Google’s video would very nearly be a remake of this 2009 Nokia video if it weren’t for the fact that Nokia’s protagonist is a girl who’s happy to lounge around at home, and Google’s one stars a more active guy:

[youtube=http://www.youtube.com/watch?feature=player_embedded&v=A4pDf7m2UPE]

(Note: Nokia has not brought such goggles to market to date. It just made a video about them.)

Both of these movies fall into a genre I wrote about last week: corporate future-vision movies. Such films have been around for at least seventy years, and while they often depict things that come to be, in one form or another, I don’t see any evidence that they actually help the companies involved to do great things.

If they did, we’d be living in a world full of high-tech gadgetry made by the likes of Monsanto, Philco and Sun — all of which made films of this sort and then either got out of the businesses depicted or ceased to be, period.

Having thought about these films and watched scads of them while I researched my story, I’ve emerged from the experience a pretty cynical guy.
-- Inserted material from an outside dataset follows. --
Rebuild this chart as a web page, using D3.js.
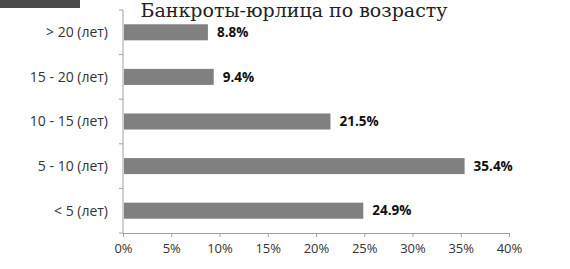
<!DOCTYPE html>
<html>
<head>
<meta charset="utf-8">
<script src="https://cdn.jsdelivr.net/npm/d3@7"></script>
<style>
  body { margin: 0; background: #fff; }
  text { font-family: "Open Sans", sans-serif; }
</style>
</head>
<body>
<div id="chart"></div>
<script>
// data
const categories = ["> 20 (лет)", "15 - 20 (лет)", "10 - 15 (лет)", "5 - 10 (лет)", "< 5 (лет)"];
const shares = [8.8, 9.4, 21.5, 35.4, 24.9];
const xTicks = [0, 5, 10, 15, 20, 25, 30, 35, 40];
const title = "Банкроты-юрлица по возрасту";

const width = 570;
const height = 269;

const svg = d3.select("#chart")
  .append("svg")
  .attr("width", width)
  .attr("height", height);

// dark strip in the top-left corner of the original scan
svg.append("rect")
  .attr("x", 0).attr("y", 0)
  .attr("width", 80).attr("height", 8)
  .attr("fill", "#4a4a4a");

const x = d3.scaleLinear().domain([0, 40]).range([123, 509]);
const y = d3.scaleBand().domain(categories).range([10, 233]).paddingInner(0.64).paddingOuter(0.32);

svg.append("text")
  .attr("x", 294)
  .attr("y", 17)
  .attr("text-anchor", "middle")
  .style("font-family", "'DejaVu Serif', serif")
  .style("font-size", "19px")
  .attr("fill", "#222")
  .text(title);

// x axis
const xAxis = svg.append("g")
  .attr("transform", "translate(0,233)")
  .call(d3.axisBottom(x).tickValues(xTicks).tickFormat(d => d + "%").tickSize(4));
xAxis.select(".domain").attr("stroke", "#a0a0a0");
xAxis.selectAll(".tick line").attr("stroke", "#a0a0a0");
xAxis.selectAll(".tick text")
  .attr("y", 11)
  .style("font-size", "13px")
  .attr("fill", "#333");

// y axis with ticks between the bands
const yAxis = svg.append("g").attr("transform", "translate(123,0)");
yAxis.append("line")
  .attr("y1", 10).attr("y2", 233)
  .attr("stroke", "#a0a0a0");
yAxis.selectAll("line.sep")
  .data(d3.range(0, categories.length + 1))
  .enter()
  .append("line")
  .attr("class", "sep")
  .attr("x1", -4).attr("x2", 0)
  .attr("y1", i => 10 + i * (223 / categories.length))
  .attr("y2", i => 10 + i * (223 / categories.length))
  .attr("stroke", "#a0a0a0");

svg.append("g")
  .selectAll("text")
  .data(categories)
  .enter()
  .append("text")
  .attr("x", 108)
  .attr("y", d => y(d) + y.bandwidth() / 2)
  .attr("dy", "0.35em")
  .attr("text-anchor", "end")
  .style("font-size", "14px")
  .attr("fill", "#333")
  .text(d => d);

// bars
svg.append("g")
  .selectAll("rect")
  .data(shares)
  .enter()
  .append("rect")
  .attr("x", x(0) + 1)
  .attr("y", (d, i) => y(categories[i]))
  .attr("width", d => x(d) - x(0) - 1)
  .attr("height", y.bandwidth())
  .attr("fill", "#808080");

// value labels
svg.append("g")
  .selectAll("text")
  .data(shares)
  .enter()
  .append("text")
  .attr("x", d => x(d) + 9)
  .attr("y", (d, i) => y(categories[i]) + y.bandwidth() / 2)
  .attr("dy", "0.35em")
  .style("font-size", "13.5px")
  .style("font-weight", "bold")
  .attr("fill", "#111")
  .text(d => d.toFixed(1) + "%");
</script>
</body>
</html>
And Google’s video makes me less excited about Project Glass than I was when it was a mysterious rumor. After all, nobody releases these movies about products that are very nearly here.

Or did Apple release a video about the future of phones a year or two before the iPhone came out, and I’m just forgetting it?

Then again, Project Glass isn’t just about pie-in-the-sky mini-movies: the New York Times‘ Nick Bilton is reporting that Google is testing actual prototypes in public. They’re presumably nowhere near as fully-realized a version of the concept as the specs in the video. They might even be basically unappealing. Especially for those of us who don’t find the idea of having Google pumped into our eyeballs inherently attractive.

But you know what? Even if the glasses that Google is testing are rudimentary, even if they’re annoying, even if they just plain stink — they’ll still be far more interesting than the Fantasyland version in the Project Glass video. Because they’ll be real.